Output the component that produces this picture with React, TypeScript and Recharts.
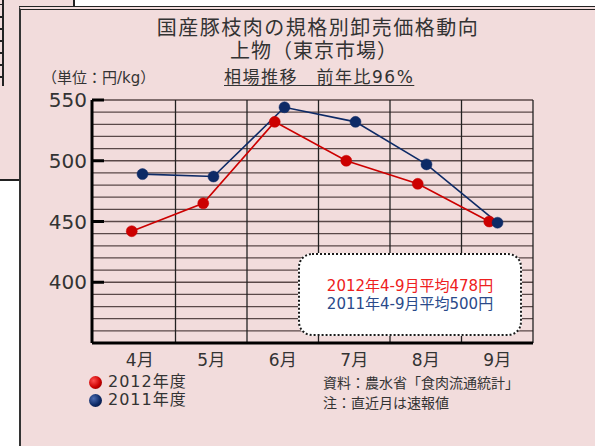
import React from 'react';
import { LineChart, Line, XAxis, YAxis, CartesianGrid } from 'recharts';

// ---- data ----
const MONTHS = ['4月', '5月', '6月', '7月', '8月', '9月'];
const PRICE_2012 = [442, 465, 532, 500, 481, 450];
const PRICE_2011 = [489, 487, 544, 532, 497, 449];
const Y_MAJOR_TICKS = [400, 450, 500, 550];
const Y_GRID_TICKS = [350, 360, 370, 380, 390, 400, 410, 420, 430, 440, 450, 460, 470, 480, 490, 500, 510, 520, 530, 540, 550];
const Y_DOMAIN: [number, number] = [350, 550];
const SERIES_NAMES = ['2012年度', '2011年度'];
const TITLE_LINES = ['国産豚枝肉の規格別卸売価格動向', '上物（東京市場）'];
const UNIT_LABEL = '（単位：円/kg）';
const SUBTITLE = '相場推移　前年比96%';
const AVG_LINES = ['2012年4-9月平均478円', '2011年4-9月平均500円'];
const SOURCE_LINES = ['資料：農水省「食肉流通統計」', '注：直近月は速報値'];

const data = MONTHS.map((m, i) => ({ month: m, y2012: PRICE_2012[i], y2011: PRICE_2011[i] }));

// ---- style ----
const FONT = '"DejaVu Sans", "Noto Sans CJK JP", sans-serif';
const TEXT = '#333333';
const PINK = '#f2dcdc';
const RED = '#cc0000';
const NAVY = '#0d2a66';
const X_PAD_LEFT = 12;

const YTick = (props: any) => {
  const { x, y, payload } = props;
  const v = payload.value;
  if (!Y_MAJOR_TICKS.includes(v)) return <g />;
  return (
    <g>
      <line x1={x + 5} x2={x + 17} y1={y} y2={y} stroke="#000" strokeWidth={3} />
      <text x={x} y={y} dy="0.36em" textAnchor="end" fontSize={20} fontFamily={FONT} fill={TEXT}>
        {v}
      </text>
    </g>
  );
};

const vGen = (p: any) => {
  const off = p.offset;
  const n = MONTHS.length;
  const step = (off.width - X_PAD_LEFT) / n;
  const res: number[] = [];
  for (let i = 1; i <= n; i++) res.push(off.left + X_PAD_LEFT + step * i);
  return res;
};

const abs = (left: number, cy: number, size: number, extra: any = {}) => ({
  position: 'absolute' as const,
  left,
  top: cy - size / 2,
  fontSize: size,
  lineHeight: `${size}px`,
  fontFamily: FONT,
  color: TEXT,
  whiteSpace: 'nowrap' as const,
  ...extra,
});

const ball = (c1: string, c2: string, c3: string, cy: number) => ({
  position: 'absolute' as const,
  left: 89,
  top: cy - 6.5,
  width: 13,
  height: 13,
  borderRadius: '50%',
  background: `radial-gradient(circle at 35% 35%, ${c1} 0%, ${c2} 55%, ${c3} 100%)`,
});

export default function App() {
  return (
    <div style={{ position: 'absolute', left: 0, top: 0, width: 595, height: 446, background: '#fff', overflow: 'hidden' }}>
      {/* panel behind */}
      <div style={{ position: 'absolute', left: 0, top: 0, width: 73, height: 179, background: PINK, borderRight: '2px solid #222', borderBottom: '2px solid #222' }} />
      <div
        style={{
          position: 'absolute', left: 0, top: 0, width: 2, height: 86, borderRight: '2px solid #222',
          background: 'repeating-linear-gradient(to bottom, transparent 0px, transparent 4px, #222 4px, #222 5.5px, transparent 5.5px, transparent 12px)',
        }}
      />
      {/* main panel */}
      <div style={{ position: 'absolute', left: 19, top: 6, width: 600, height: 460, background: PINK, borderLeft: '2px solid #333', borderTop: '4px double #222' }} />

      <div style={{ position: 'absolute', left: 0, top: 0 }}>
        <LineChart width={595} height={446} data={data} margin={{ top: 100, right: 62, bottom: 73, left: 32 }}>
          <CartesianGrid vertical={false} stroke="#5a4848" strokeWidth={1.3} />
          <CartesianGrid horizontal={false} stroke="#222" strokeWidth={1.3} verticalCoordinatesGenerator={vGen} />
          <XAxis
            xAxisId="main"
            dataKey="month"
            scale="band"
            padding={{ left: X_PAD_LEFT, right: 0 }}
            axisLine={{ stroke: '#000', strokeWidth: 3 }}
            tickLine={false}
            tickSize={0}
            tickMargin={11}
            height={30}
            interval={0}
            tick={{ fontSize: 17, fontFamily: FONT, fill: TEXT }}
          />
          <XAxis xAxisId="r" dataKey="month" scale="band" hide orientation="top" height={0} padding={{ left: 4, right: 8 }} />
          <XAxis xAxisId="b" dataKey="month" scale="band" hide orientation="top" height={0} padding={{ left: 15, right: 0 }} />
          <YAxis
            domain={Y_DOMAIN}
            ticks={Y_GRID_TICKS}
            interval={0}
            width={60}
            axisLine={{ stroke: '#000', strokeWidth: 3 }}
            tickLine={false}
            tickSize={0}
            tickMargin={5}
            tick={<YTick />}
          />
          <Line
            xAxisId="r"
            dataKey="y2012"
            stroke={RED}
            strokeWidth={1.6}
            dot={{ r: 5.5, fill: RED, stroke: RED, strokeWidth: 0.5 }}
            isAnimationActive={false}
          />
          <Line
            xAxisId="b"
            dataKey="y2011"
            stroke={NAVY}
            strokeWidth={1.6}
            dot={{ r: 5.5, fill: NAVY, stroke: NAVY, strokeWidth: 0.5 }}
            isAnimationActive={false}
          />
        </LineChart>
      </div>

      {/* titles */}
      <div style={abs(0, 28, 20, { width: 636, textAlign: 'center', letterSpacing: 1.5 })}>{TITLE_LINES[0]}</div>
      <div style={abs(0, 51, 20, { width: 628, textAlign: 'center', letterSpacing: 1 })}>{TITLE_LINES[1]}</div>
      <div style={abs(42, 78, 15)}>{UNIT_LABEL}</div>
      <div style={abs(224, 77, 17, { letterSpacing: 1.5, textDecoration: 'underline', textUnderlineOffset: 2 })}>{SUBTITLE}</div>

      {/* average box */}
      <div
        style={{
          position: 'absolute', left: 298, top: 253, width: 224, height: 83, boxSizing: 'border-box',
          background: '#fff', border: '2.5px dotted #1a1a1a', borderRadius: 14,
        }}
      />
      <div style={abs(298, 286, 15, { width: 224, textAlign: 'center', color: '#ee2020' })}>{AVG_LINES[0]}</div>
      <div style={abs(298, 304, 15, { width: 224, textAlign: 'center', color: '#2a4a8a' })}>{AVG_LINES[1]}</div>

      {/* legend */}
      <div style={ball('#ff5050', RED, '#700000', 382)} />
      <div style={ball('#4a6ab0', NAVY, '#050f30', 400)} />
      <div style={abs(108, 382, 16, { letterSpacing: 1 })}>{SERIES_NAMES[0]}</div>
      <div style={abs(108, 400, 16, { letterSpacing: 1 })}>{SERIES_NAMES[1]}</div>

      {/* source */}
      <div style={abs(323, 383, 14)}>{SOURCE_LINES[0]}</div>
      <div style={abs(323, 403, 14)}>{SOURCE_LINES[1]}</div>
    </div>
  );
}
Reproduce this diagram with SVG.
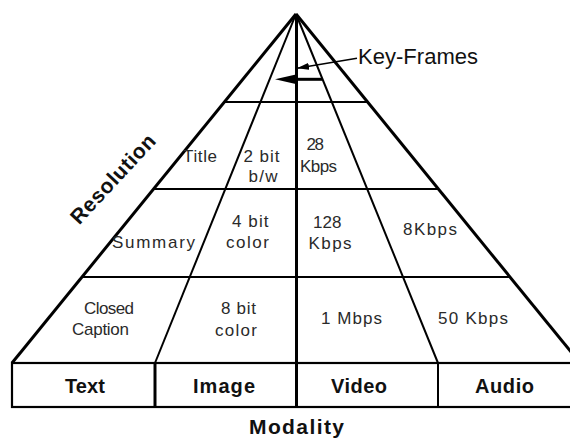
<svg xmlns="http://www.w3.org/2000/svg" width="570" height="439" viewBox="0 0 570 439">
  <style>
    .outer { stroke: #000; stroke-width: 3; fill: none; }
    .axis { stroke: #000; stroke-width: 3; fill: none; }
    .inner { stroke: #000; stroke-width: 2; fill: none; }
    .row { stroke: #000; stroke-width: 2; fill: none; }
    .box { stroke: #000; stroke-width: 2.2; fill: #fff; }
    .cell { font-family: "Liberation Sans", Arial, sans-serif; font-size: 17px; fill: #2a2a2a; }
    .mod { font-family: "Liberation Sans", Arial, sans-serif; font-size: 20px; font-weight: bold; fill: #111; }
    .title { font-family: "Liberation Sans", Arial, sans-serif; font-size: 21px; font-weight: bold; fill: #111; }
    .callout { font-family: "Liberation Sans", Arial, sans-serif; font-size: 22px; fill: #111; }
  </style>
  <defs>
    <marker id="tipSmall" viewBox="0 0 12 7" refX="12" refY="3.5" markerWidth="12" markerHeight="7" markerUnits="userSpaceOnUse" orient="auto">
      <path d="M0,0 L12,3.5 L0,7 z" fill="#000"/>
    </marker>
    <marker id="tipLarge" viewBox="0 0 22 10" refX="7" refY="5" markerWidth="22" markerHeight="10" markerUnits="userSpaceOnUse" orient="auto">
      <path d="M0,0 L22,5 L0,10 z" fill="#000"/>
    </marker>
  </defs>

  <rect width="570" height="439" fill="#fff"/>

  <!-- modality strip along the base -->
  <g id="modality-strip">
    <rect class="box" x="12" y="363" width="568" height="44"/>
    <line class="axis" x1="155" y1="363" x2="155" y2="407"/>
    <line class="inner" x1="438" y1="363" x2="438" y2="407"/>
    <text class="mod" x="65" y="392.5" textLength="40" lengthAdjust="spacing">Text</text>
    <text class="mod" x="193" y="392.5" textLength="62" lengthAdjust="spacing">Image</text>
    <text class="mod" x="331" y="392.5" textLength="56" lengthAdjust="spacing">Video</text>
    <text class="mod" x="475" y="392.5" textLength="59" lengthAdjust="spacing">Audio</text>
  </g>

  <!-- pyramid frame: sides, modality rays and resolution rows -->
  <g id="connectors">
    <line class="outer" x1="12" y1="363" x2="296" y2="14"/>
    <line class="outer" x1="296" y1="14" x2="580" y2="363"/>
    <line class="inner" x1="296" y1="14" x2="155" y2="363"/>
    <line class="inner" x1="296" y1="14" x2="438" y2="363"/>
    <line class="axis" x1="296.5" y1="14" x2="296.5" y2="407"/>
    <line class="row" x1="225" y1="102" x2="367" y2="102"/>
    <line class="row" x1="154" y1="189" x2="438" y2="189"/>
    <line class="row" x1="82" y1="277" x2="510" y2="277"/>
  </g>

  <!-- row 1 -->
  <g id="row-low">
    <text class="cell" x="183" y="162" textLength="34" lengthAdjust="spacing">Title</text>
    <text class="cell" x="243.5" y="162" textLength="36" lengthAdjust="spacing">2 bit</text>
    <text class="cell" x="248.5" y="182" textLength="29" lengthAdjust="spacing">b/w</text>
    <text class="cell" x="306.5" y="150" textLength="17.5" lengthAdjust="spacing">28</text>
    <text class="cell" x="300" y="172" textLength="37" lengthAdjust="spacing">Kbps</text>
  </g>

  <!-- row 2 -->
  <g id="row-mid">
    <text class="cell" x="112" y="248" textLength="83" lengthAdjust="spacing">Summary</text>
    <text class="cell" x="232" y="227" textLength="36.5" lengthAdjust="spacing">4 bit</text>
    <text class="cell" x="226" y="248" textLength="43" lengthAdjust="spacing">color</text>
    <text class="cell" x="313" y="228" textLength="28.5" lengthAdjust="spacing">128</text>
    <text class="cell" x="308.5" y="248.5" textLength="43" lengthAdjust="spacing">Kbps</text>
    <text class="cell" x="403" y="235" textLength="54" lengthAdjust="spacing">8Kbps</text>
  </g>

  <!-- row 3 -->
  <g id="row-high">
    <text class="cell" x="84" y="313.5" textLength="50" lengthAdjust="spacing">Closed</text>
    <text class="cell" x="72" y="335" textLength="57" lengthAdjust="spacing">Caption</text>
    <text class="cell" x="221" y="314" textLength="35" lengthAdjust="spacing">8 bit</text>
    <text class="cell" x="215" y="335.5" textLength="42" lengthAdjust="spacing">color</text>
    <text class="cell" x="321" y="323.5" textLength="61" lengthAdjust="spacing">1 Mbps</text>
    <text class="cell" x="438" y="323.5" textLength="70" lengthAdjust="spacing">50 Kbps</text>
  </g>

  <!-- key-frame callout -->
  <g id="key-frames">
    <line x1="357" y1="58.3" x2="297" y2="68.3" stroke="#000" stroke-width="1.6" marker-end="url(#tipSmall)"/>
    <line x1="322" y1="79.3" x2="290" y2="79.3" stroke="#000" stroke-width="3" marker-end="url(#tipLarge)"/>
    <text class="callout" x="358" y="64" textLength="120" lengthAdjust="spacing">Key-Frames</text>
  </g>

  <!-- axis titles -->
  <g id="axis-titles">
    <text class="title" transform="translate(113,179) rotate(-47)" x="0" y="7" text-anchor="middle" textLength="114" lengthAdjust="spacing">Resolution</text>
    <text class="title" x="249" y="434" font-size="20" textLength="95" lengthAdjust="spacing">Modality</text>
  </g>
</svg>
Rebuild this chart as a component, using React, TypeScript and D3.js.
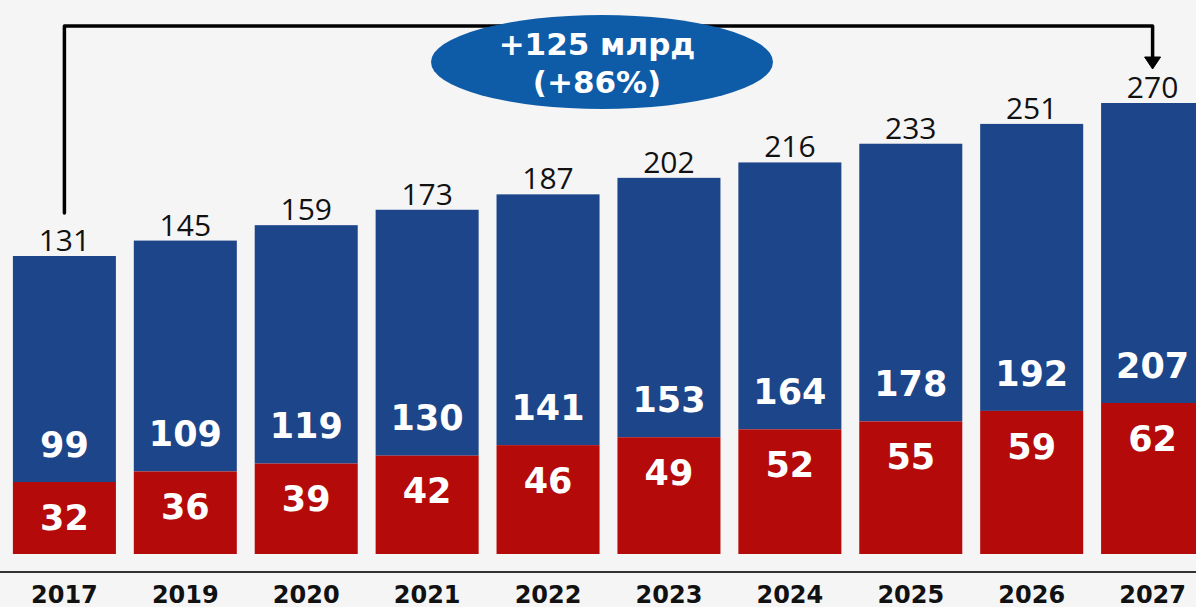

*Written problem*
The lines from the start of the data through the line that contains "const X_PAD_LEFT = 12;" are to be returned exactly, please, with both ends included and every picture left out.

*Full output*
Output the component that produces this picture with React, TypeScript and Recharts.
import React from 'react';
import { LineChart, Line, XAxis, YAxis, CartesianGrid } from 'recharts';

// ---- data ----
const MONTHS = ['4月', '5月', '6月', '7月', '8月', '9月'];
const PRICE_2012 = [442, 465, 532, 500, 481, 450];
const PRICE_2011 = [489, 487, 544, 532, 497, 449];
const Y_MAJOR_TICKS = [400, 450, 500, 550];
const Y_GRID_TICKS = [350, 360, 370, 380, 390, 400, 410, 420, 430, 440, 450, 460, 470, 480, 490, 500, 510, 520, 530, 540, 550];
const Y_DOMAIN: [number, number] = [350, 550];
const SERIES_NAMES = ['2012年度', '2011年度'];
const TITLE_LINES = ['国産豚枝肉の規格別卸売価格動向', '上物（東京市場）'];
const UNIT_LABEL = '（単位：円/kg）';
const SUBTITLE = '相場推移　前年比96%';
const AVG_LINES = ['2012年4-9月平均478円', '2011年4-9月平均500円'];
const SOURCE_LINES = ['資料：農水省「食肉流通統計」', '注：直近月は速報値'];

const data = MONTHS.map((m, i) => ({ month: m, y2012: PRICE_2012[i], y2011: PRICE_2011[i] }));

// ---- style ----
const FONT = '"DejaVu Sans", "Noto Sans CJK JP", sans-serif';
const TEXT = '#333333';
const PINK = '#f2dcdc';
const RED = '#cc0000';
const NAVY = '#0d2a66';
const X_PAD_LEFT = 12;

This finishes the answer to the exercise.